Instructions for the task - Select every line below containing the word "seaborn".

Collected material -
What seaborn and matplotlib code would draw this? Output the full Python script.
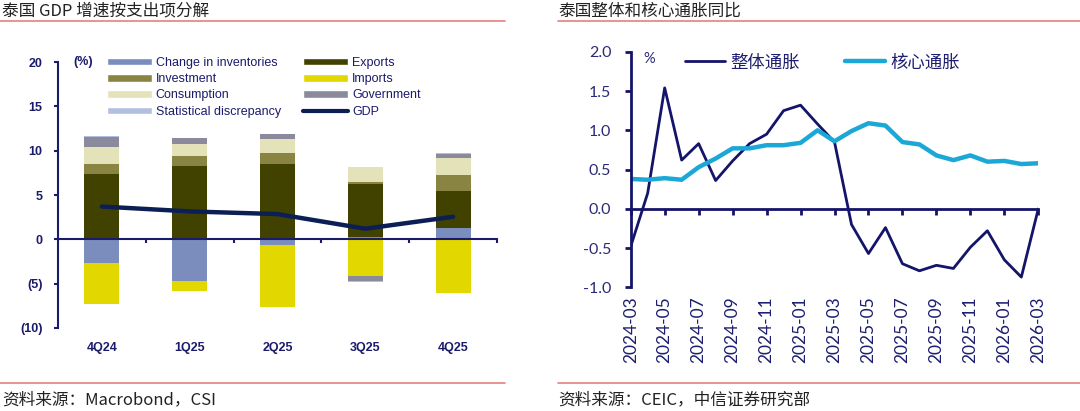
"""
Thailand GDP growth by expenditure + headline / core inflation
"""

import numpy as np
import pandas as pd
import matplotlib.pyplot as plt
import seaborn as sns
from matplotlib.lines import Line2D
from matplotlib.patches import Patch

sns.set_theme(style="white")
plt.rcParams["font.family"] = ["Liberation Sans", "Noto Sans CJK SC", "DejaVu Sans"]

# ── Data: GDP contributions (pp) ─────────────────────────────────────────────
quarters = ["4Q24", "1Q25", "2Q25", "3Q25", "4Q25"]
inventories = [-2.7, -4.7, -0.6, 0.3, 1.3]
exports = [7.4, 8.3, 8.55, 5.9, 4.1]
investment = [1.1, 1.05, 1.2, 0.3, 1.9]
consumption = [1.9, 1.35, 1.6, 1.65, 1.9]
imports = [-4.6, -1.1, -7.0, -4.15, -6.0]
government = [1.15, 0.75, 0.55, -0.5, 0.45]
stat_disc = [0.15, 0.0, 0.0, -0.2, 0.05]
gdp = [3.7, 3.15, 2.85, 1.2, 2.55]

# ── Data: inflation (% yoy) ──────────────────────────────────────────────────
months = pd.date_range("2024-03-01", "2026-03-01", freq="MS")
headline = [-0.48, 0.2, 1.54, 0.62, 0.83, 0.36, 0.61, 0.83, 0.95, 1.25, 1.32, 1.08, 0.85,
            -0.2, -0.57, -0.24, -0.70, -0.79, -0.72, -0.76, -0.49, -0.28, -0.65, -0.87, 0.0]
core = [0.38, 0.37, 0.39, 0.37, 0.53, 0.64, 0.77, 0.77, 0.81, 0.81, 0.84, 1.0, 0.86,
        0.99, 1.09, 1.06, 0.85, 0.82, 0.68, 0.62, 0.68, 0.60, 0.61, 0.57, 0.58]

navy = "#1b1b6b"
fig = plt.figure(figsize=(10.8, 4.11), dpi=100)

# ── Left: stacked bars ───────────────────────────────────────────────────────
ax1 = fig.add_axes([0.0537, 0.202, 0.4065, 0.647])
series = [
    ("Change in inventories", inventories, "#7b8dbd"),
    ("Exports", exports, "#424200"),
    ("Investment", investment, "#8a8442"),
    ("Consumption", consumption, "#e4e2b8"),
    ("Imports", imports, "#e3d700"),
    ("Government", government, "#8a8a9c"),
    ("Statistical discrepancy", stat_disc, "#b3bfe0"),
]
x = np.arange(len(quarters))
pos = np.zeros(len(quarters))
neg = np.zeros(len(quarters))
for name, vals, color in series:
    vals = np.array(vals)
    bottom = np.where(vals >= 0, pos, neg)
    ax1.bar(x, vals, bottom=bottom, width=0.4, color=color, linewidth=0)
    pos = pos + np.clip(vals, 0, None)
    neg = neg + np.clip(vals, None, 0)

gdp_df = pd.DataFrame({"x": x, "gdp": gdp})
sns.lineplot(data=gdp_df, x="x", y="gdp", ax=ax1, color="#0b1f55", linewidth=3.2)

ax1.set_xlim(-0.5, 4.5)
ax1.set_ylim(-10, 20)
ax1.set_yticks([-10, -5, 0, 5, 10, 15, 20])
ax1.set_yticklabels(["(10)", "(5)", "0", "5", "10", "15", "20"])
for s in ["top", "right"]:
    ax1.spines[s].set_visible(False)
ax1.spines["left"].set_color(navy)
ax1.spines["left"].set_linewidth(1.5)
ax1.spines["bottom"].set_position(("data", 0))
ax1.spines["bottom"].set_color(navy)
ax1.spines["bottom"].set_linewidth(1.5)
ax1.set_xticks(x)
ax1.set_xticklabels(quarters)
ax1.set_xticks(list(x[:-1] + 0.5) + [4.5], minor=True)
ax1.tick_params(axis="x", which="major", length=0, pad=74, labelsize=9,
                labelcolor=navy)
ax1.tick_params(axis="x", which="minor", bottom=True, length=3, width=1.5,
                direction="out", color=navy)
ax1.tick_params(axis="y", left=True, length=3, width=1.5, color=navy,
                labelsize=9, labelcolor=navy, pad=8)
for lbl in ax1.get_xticklabels() + ax1.get_yticklabels():
    lbl.set_fontweight("bold")
ax1.set_xlabel("")
ax1.set_ylabel("")
ax1.text(0.035, 1.0, "(%)", transform=ax1.transAxes, ha="left", va="center",
         fontsize=9, color=navy, fontweight="bold")

handles = [Patch(facecolor=c, label=n) for n, _, c in series]
handles.append(Line2D([0], [0], color="#0b1f55", linewidth=3, label="GDP"))
order = [0, 2, 3, 6, 1, 4, 5, 7]
leg1 = ax1.legend([handles[i] for i in order], [handles[i].get_label() for i in order],
                  ncol=2, loc="upper left", bbox_to_anchor=(0.1, 1.038), frameon=False,
                  fontsize=9, handlelength=3.6, handleheight=0.55, handletextpad=0.3,
                  labelspacing=0.34, columnspacing=1.8, borderaxespad=0)
for t in leg1.get_texts():
    t.set_color(navy)

# ── Right: inflation lines ───────────────────────────────────────────────────
ax2 = fig.add_axes([0.584, 0.301, 0.3774, 0.573])
idx = np.arange(len(months))
infl = pd.DataFrame({"idx": idx, "整体通胀": headline, "核心通胀": core})
sns.lineplot(data=infl, x="idx", y="整体通胀", ax=ax2, color="#14146a",
             linewidth=2.0, label="整体通胀")
sns.lineplot(data=infl, x="idx", y="核心通胀", ax=ax2, color="#1ba8d6",
             linewidth=3.2, label="核心通胀")
ax2.set_xlim(0, 24)
ax2.set_ylim(-1, 2)
ax2.set_yticks([-1.0, -0.5, 0.0, 0.5, 1.0, 1.5, 2.0])
ax2.set_yticklabels([f"{v:.1f}" for v in [-1.0, -0.5, 0.0, 0.5, 1.0, 1.5, 2.0]])
for s in ["top", "right"]:
    ax2.spines[s].set_visible(False)
ax2.spines["left"].set_color("#14146a")
ax2.spines["left"].set_linewidth(2)
ax2.spines["bottom"].set_position(("data", 0))
ax2.spines["bottom"].set_color("#14146a")
ax2.spines["bottom"].set_linewidth(2)
tick_idx = idx[::2]
ax2.set_xticks(tick_idx)
ax2.set_xticklabels([months[i].strftime("%Y-%m") for i in tick_idx], rotation=90,
                    fontfamily="Lato")
ax2.tick_params(axis="x", bottom=True, length=4, width=2, color="#14146a",
                direction="out", pad=59, labelsize=12.5, labelcolor="#1e1e70")
ax2.tick_params(axis="y", left=True, length=4, width=2, color="#14146a",
                labelsize=11.5, labelcolor="#2a2a78", pad=10)
for lbl in ax2.get_yticklabels():
    lbl.set_fontfamily("Lato")
ax2.set_xlabel("")
ax2.set_ylabel("")
ax2.text(0.03, 0.97, "%", transform=ax2.transAxes, ha="left", va="center",
         fontsize=10.5, color="#2a2a78", fontfamily="Lato")
leg2 = ax2.legend(loc="upper left", bbox_to_anchor=(0.095, 1.06), ncol=2, frameon=False,
                  handlelength=2.3, handletextpad=0.3, columnspacing=2.6,
                  prop={"family": "Noto Sans CJK SC", "size": 12.5})
for t in leg2.get_texts():
    t.set_color("#1e1e70")

# ── Headers and footers ──────────────────────────────────────────────────────
cjk = ["Noto Sans CJK SC", "DejaVu Sans"]
red = "#e48080"
fig.text(0.002, 0.974, "泰国 GDP 增速按支出项分解", fontsize=12, family=cjk,
         ha="left", va="center", color="#222222")
fig.text(0.517, 0.974, "泰国整体和核心通胀同比", fontsize=12, family=cjk,
         ha="left", va="center", color="#222222")
fig.text(0.002, 0.027, "资料来源：Macrobond，CSI", fontsize=12, family=cjk,
         ha="left", va="center", color="#222222")
fig.text(0.517, 0.027, "资料来源：CEIC，中信证券研究部", fontsize=12, family=cjk,
         ha="left", va="center", color="#222222")
for x0, x1 in [(0.0, 0.468), (0.517, 1.0)]:
    fig.add_artist(Line2D([x0, x1], [0.949, 0.949], color=red, linewidth=1.2))
    fig.add_artist(Line2D([x0, x1], [0.068, 0.068], color=red, linewidth=1.2))

plt.savefig("out.png", dpi=100)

Response for this exercise -
What seaborn and matplotlib code would draw this? Output the full Python script.
import seaborn as sns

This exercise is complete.